More and more beginners nowadays do not want to install a whole new IDE. They don't want to have to configure it, learn it, and understand all of its nuances and foibles. They prefer using their existing setup (VSCode, Atom, vim, emacs, etc.) with a nice slot-in for the new language - which is exactly what the Haskell tooling supports.
By comparison, a custom IDE is a massive undertaking, and a relatively fruitless one. It takes a tremendous effort to do well, and up until that point it actually negatively impacts the learning experience: if you encourage beginners to use a mediocre IDE, they will experience the language in a mediocre way.
> Nowadays, the Haskell IDE engine is good enough for general use.
Sadly I am unconvinced of this. If it were true, there would not be an immediate and significant push to make `haskell-language-server`.
Having tried many times to get `hie` working, I can say that it's a pain in the bum.
Suppose I have 12 projects, one made every month for the last year. Each of these 12 will be using a different stack resolver, possibly with different ghc versions. As a result, I will need to compile and use up to twelve different versions of hie, and make sure that the correct one is on my $PATH depending on which project I have open.
I don't think it's quite that bad. Most likely you could easily use 1-2 ghc versions for those, and you need one build of IDE tools per ghc version, not per resolver, no ?
There are a lot of tools, but last time I looked, they weren't particularly integrated, which is the point of an IDE. It doesn't have to be a haskell specific IDE, but there doesn't seem to be an intellij/pycharm/VS-for-some-languages equivalent experience anywhere to be found for haskell.
> More and more beginners nowadays do not want to install a whole new IDE
That's incommensurate with reality, to put it mildly.
IntelliJ is out of control, partly because java itself is horrendously convoluted, but that's an exception. A beginner would rather have a tool to support their learning curve than not. I guess it's a matter of what constitutes a "beginner".
I do not disagree that people prefer to keep their own IDEs, but that's impractical across all languages. You're going to lose tooling along the integration path, naturally.
No, all the less reason. The path existing Haskell tools are taking makes sense. An IDE would be a massive community undertaking to do well, and still a waste of massive community effort to do poorly.
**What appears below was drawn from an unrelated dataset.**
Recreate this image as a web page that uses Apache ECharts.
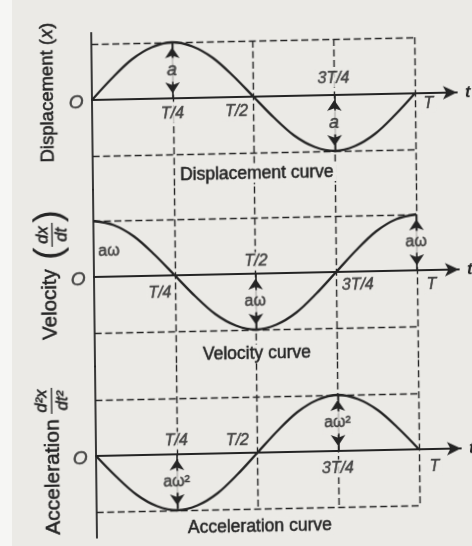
<!DOCTYPE html>
<html>
<head>
<meta charset="utf-8">
<title>Displacement, velocity and acceleration curves of SHM</title>
<script src="https://cdn.jsdelivr.net/npm/echarts/dist/echarts.min.js"></script>
<style>
  html, body { margin: 0; padding: 0; width: 472px; height: 546px; overflow: hidden; background: #ebeae6; }
  #edge { position: absolute; left: 0; top: 0; width: 12px; height: 546px; background: #f6f6f4; }
  /* the printed plate sits slightly askew on the page */
  #chart { position: absolute; left: 0; top: 0; width: 472px; height: 546px;
           transform-origin: 92px 100px; transform: matrix(1, -0.0207, 0.0114, 1, 0, 0); }
</style>
</head>
<body>
<div id="edge"></div>
<div id="chart"></div>
<script>
// ---- curve data: one period, sampled every T/16 (t in units of T) ----
const timeSteps = [0, 0.0625, 0.125, 0.1875, 0.25, 0.3125, 0.375, 0.4375, 0.5,
                   0.5625, 0.625, 0.6875, 0.75, 0.8125, 0.875, 0.9375, 1];
const displacement = [0, 0.38, 0.71, 0.92, 1, 0.92, 0.71, 0.38, 0,
                      -0.38, -0.71, -0.92, -1, -0.92, -0.71, -0.38, 0];
const velocity = [1, 0.92, 0.71, 0.38, 0, -0.38, -0.71, -0.92, -1,
                  -0.92, -0.71, -0.38, 0, 0.38, 0.71, 0.92, 1];
const acceleration = [0, -0.38, -0.71, -0.92, -1, -0.92, -0.71, -0.38, 0,
                      0.38, 0.71, 0.92, 1, 0.92, 0.71, 0.38, 0];

// ---- marks along the time axis ----
const quarterTimes = [0.25, 0.5, 0.75, 1];
const quarterLabels = ['T/4', 'T/2', '3T/4', 'T'];

// ---- amplitude arrows: where they stand and which peak they reach ----
const amplitudeLabels = ['a', 'aω', 'aω²'];
const arrowTimes = [[0.25, 0.75], [0.5, 1], [0.25, 0.75]];
const arrowPeaks = [[1, -1], [-1, 1], [-1, 1]];

const curveCaptions = ['Displacement curve', 'Velocity curve', 'Acceleration curve'];
const originLabel = 'O';
const timeAxisName = 't';

// ---- layout ----
const PAPER = '#ebeae6';
const INK = '#242424';
const FONT = '"Liberation Sans", Arial, Helvetica, sans-serif';
const HEAVY = { textBorderColor: INK, textBorderWidth: 0.5 };   // printed ink is a touch heavy
const UNIT_Y = 56;          // px per amplitude unit
const UNIT_T = 323;         // px per period
const LEFT = 92;
const T_END = 1.13;         // axis runs a little past T, arrow head beyond
const zeroY = [100, 277, 456];
const yExtent = [[-1.6, 1.2], [-1.6, 1.56], [-1.46, 1.6]];
const curves = [displacement, velocity, acceleration];

// quarter-label placement per panel: [dx, dy, align]
const tickPlacement = [
  [[0, 16, 'center'], [-3, 15, 'right'], [0, -16, 'center'], [7, 11, 'left']],
  [[-1, 18, 'right'], [1, -12, 'center'], [4, 14, 'left'], [8, 15, 'left']],
  [[0, -13, 'center'], [-6, -12, 'right'], [0, 18, 'center'], [9, 18, 'left']]
];
// vertical guide extents per panel (in amplitude units)
const guideSpan = [[1, yExtent[0][0]], [yExtent[1][1], yExtent[1][0]], [yExtent[2][1], -1]];

const grids = [], xAxes = [], yAxes = [], series = [];

function labelStyle(extra) {
  return Object.assign({ show: true, color: INK, fontFamily: FONT, verticalAlign: 'middle' }, HEAVY, extra);
}

[0, 1, 2].forEach(function (i) {
  const yMin = yExtent[i][0], yMax = yExtent[i][1];
  grids.push({
    left: LEFT, width: T_END * UNIT_T,
    top: zeroY[i] - yMax * UNIT_Y, height: (yMax - yMin) * UNIT_Y,
    containLabel: false, outerBoundsMode: 'none'
  });
  xAxes.push({
    gridIndex: i, type: 'value', min: 0, max: T_END,
    axisLine: { show: true, onZero: true, symbol: ['none', 'arrow'], symbolSize: [10, 14],
                lineStyle: { color: INK, width: 1.8 } },
    axisTick: { show: false }, axisLabel: { show: false }, splitLine: { show: false },
    name: timeAxisName, nameLocation: 'end', nameGap: 8,
    nameTextStyle: { color: INK, fontFamily: FONT, fontSize: 17, fontStyle: 'italic', fontWeight: 'bold',
                     verticalAlign: 'middle', padding: [0, 0, 4, 0] }
  });
  yAxes.push({
    gridIndex: i, type: 'value', min: yMin, max: yMax,
    axisLine: { show: true, onZero: false, lineStyle: { color: INK, width: 1.8 } },
    axisTick: { show: false }, axisLabel: { show: false }, splitLine: { show: false }
  });

  // the curve itself
  series.push({
    type: 'line', xAxisIndex: i, yAxisIndex: i, silent: true, clip: false,
    data: timeSteps.map(function (t, k) { return [t, curves[i][k]]; }),
    smooth: 0.33, showSymbol: false, symbol: 'none', z: 5,
    lineStyle: { color: INK, width: 2.3 }
  });

  // dashed guides: amplitude levels and quarter-period verticals
  const guides = [
    [{ coord: [0, 1] }, { coord: [1, 1] }],
    [{ coord: [0, -1] }, { coord: [1, -1] }]
  ];
  quarterTimes.forEach(function (t) {
    guides.push([{ coord: [t, guideSpan[i][0]] }, { coord: [t, guideSpan[i][1]] }]);
  });
  series.push({
    type: 'scatter', xAxisIndex: i, yAxisIndex: i, data: [], silent: true, z: 2,
    markLine: {
      silent: true, animation: false, symbol: ['none', 'none'],
      label: { show: false }, emphasis: { disabled: true },
      lineStyle: { color: INK, width: 1.4, type: [7, 3.5] },
      data: guides
    }
  });

  // double-headed amplitude arrows
  series.push({
    type: 'scatter', xAxisIndex: i, yAxisIndex: i, data: [], silent: true, z: 6,
    markLine: {
      silent: true, animation: false, symbol: ['arrow', 'arrow'],
      symbolSize: 11, symbolOffset: [[0, 5], [0, 5]],
      label: { show: false }, emphasis: { disabled: true },
      lineStyle: { color: INK, width: 1.6, type: 'solid' },
      data: arrowTimes[i].map(function (t, k) {
        return [{ coord: [t, 0] }, { coord: [t, arrowPeaks[i][k]] }];
      })
    }
  });

  // text marks placed on the panel's own scales
  const items = [];
  items.push({
    value: [0, 0],
    label: labelStyle({ formatter: function () { return originLabel; }, position: [-8, 3], align: 'right',
                        fontSize: 19, fontStyle: 'italic' })
  });
  quarterTimes.forEach(function (t, k) {
    const p = tickPlacement[i][k];
    items.push({
      value: [t, 0],
      label: labelStyle({ formatter: function () { return quarterLabels[k]; }, position: [p[0], p[1]],
                          align: p[2], fontSize: 16, fontStyle: 'italic',
                          backgroundColor: PAPER, padding: [1, 2] })
    });
  });
  arrowTimes[i].forEach(function (t, k) {
    items.push({
      value: [t, arrowPeaks[i][k] * 0.5],
      label: labelStyle({ formatter: function () { return amplitudeLabels[i]; }, position: [0, 0],
                          align: 'center', fontSize: i === 0 ? 18 : 16,
                          fontStyle: i === 0 ? 'italic' : 'normal',
                          backgroundColor: PAPER, padding: [3, 1] })
    });
  });
  if (i === 1) {
    items.push({
      value: [0, 0.45],
      label: labelStyle({ formatter: function () { return amplitudeLabels[1]; }, position: [5, 0],
                          align: 'left', fontSize: 16 })
    });
  }
  series.push({
    type: 'scatter', xAxisIndex: i, yAxisIndex: i, silent: true, clip: false, z: 10,
    symbol: 'circle', symbolSize: 1, itemStyle: { color: 'rgba(0,0,0,0)' },
    label: labelStyle({}),
    data: items
  });
});

// ---- captions and rotated panel titles ----
function textStyle(extra) {
  return Object.assign({ fill: INK, fontFamily: FONT, align: 'center', verticalAlign: 'middle',
                         stroke: INK, lineWidth: 0.5 }, extra);
}
const captionPos = [[256, 177], [254, 357], [255, 530]];
const graphics = curveCaptions.map(function (c, i) {
  return {
    type: 'text', x: captionPos[i][0], y: captionPos[i][1], z: 100,
    style: textStyle({ text: c, fontSize: 17.5, backgroundColor: PAPER, padding: [0, 3] })
  };
});

// rotated titles read bottom-to-top; children are laid out along local x
graphics.push({
  type: 'group', x: 47.6, y: 161.5, rotation: Math.PI / 2, z: 100,
  children: [
    { type: 'text', x: 0, y: 0, style: textStyle({ text: 'Displacement (', fontSize: 18.5, align: 'left' }) },
    { type: 'text', x: 124, y: 0, style: textStyle({ text: 'x', fontSize: 18.5, fontStyle: 'italic', align: 'left' }) },
    { type: 'text', x: 133.5, y: 0, style: textStyle({ text: ')', fontSize: 18.5, align: 'left' }) }
  ]
});

function fractionTitle(gx, gy, word, wordSize, fr) {
  const kids = [
    { type: 'text', x: 0, y: 0, style: textStyle({ text: word, fontSize: wordSize, align: 'left' }) },
    { type: 'text', x: fr.c, y: fr.num[1], style: textStyle({ text: fr.num[0], fontSize: fr.size,
        fontStyle: 'italic' }) },
    { type: 'line', shape: { x1: fr.c - fr.half, y1: fr.bar, x2: fr.c + fr.half, y2: fr.bar },
      style: { stroke: INK, lineWidth: 1.3 } },
    { type: 'text', x: fr.c, y: fr.den[1], style: textStyle({ text: fr.den[0], fontSize: fr.size,
        fontStyle: 'italic' }) }
  ];
  if (fr.parens) {
    kids.push({ type: 'text', x: fr.parens[0], y: 0, style: textStyle({ text: '(', fontSize: 38,
                align: 'left', lineWidth: 0 }) });
    kids.push({ type: 'text', x: fr.parens[1], y: 0, style: textStyle({ text: ')', fontSize: 38,
                align: 'right', lineWidth: 0 }) });
  }
  return { type: 'group', x: gx, y: gy, rotation: Math.PI / 2, z: 100, children: kids };
}
graphics.push(fractionTitle(48.5, 339, 'Velocity', 20.5,
  { c: 105, half: 12, bar: 2, size: 16.5, num: ['dx', -7], den: ['dt', 12], parens: [80, 130] }));
graphics.push(fractionTitle(49.2, 534, 'Acceleration', 21,
  { c: 134, half: 13, bar: -1, size: 16.5, num: ['d²x', -11], den: ['dt²', 10] }));

const chart = echarts.init(document.getElementById('chart'), null, { renderer: 'canvas' });
chart.setOption({
  animation: false,
  backgroundColor: 'transparent',
  grid: grids,
  xAxis: xAxes,
  yAxis: yAxes,
  series: series,
  graphic: { elements: graphics }
});
</script>
</body>
</html>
> IntelliJ is out of control, partly because java itself is horrendously convoluted, but that's an exception.
...and partly because Java is many users' first language, and partly because its ecosystem is notoriously complicated to configure and use, and partly because IntelliJ is so mature, and....
I think IntelliJ doesn't prove your point at all. It is essentially nothing like what a hypothetical Haskell IDE would be, either in users or use-cases.
I appreciate that beginners want tooling, but I am arguing that an IDE is precisely not what that tooling should be.
More and more beginners nowadays do not want to install a whole new IDE. They don't want to have to configure it, learn it, and understand all of its nuances and foibles. They prefer using their existing setup (VSCode, Atom, vim, emacs, etc.) with a nice slot-in for the new language - which is exactly what the Haskell tooling supports.
By comparison, a custom IDE is a massive undertaking, and a relatively fruitless one. It takes a tremendous effort to do well, and up until that point it actually negatively impacts the learning experience: if you encourage beginners to use a mediocre IDE, they will experience the language in a mediocre way.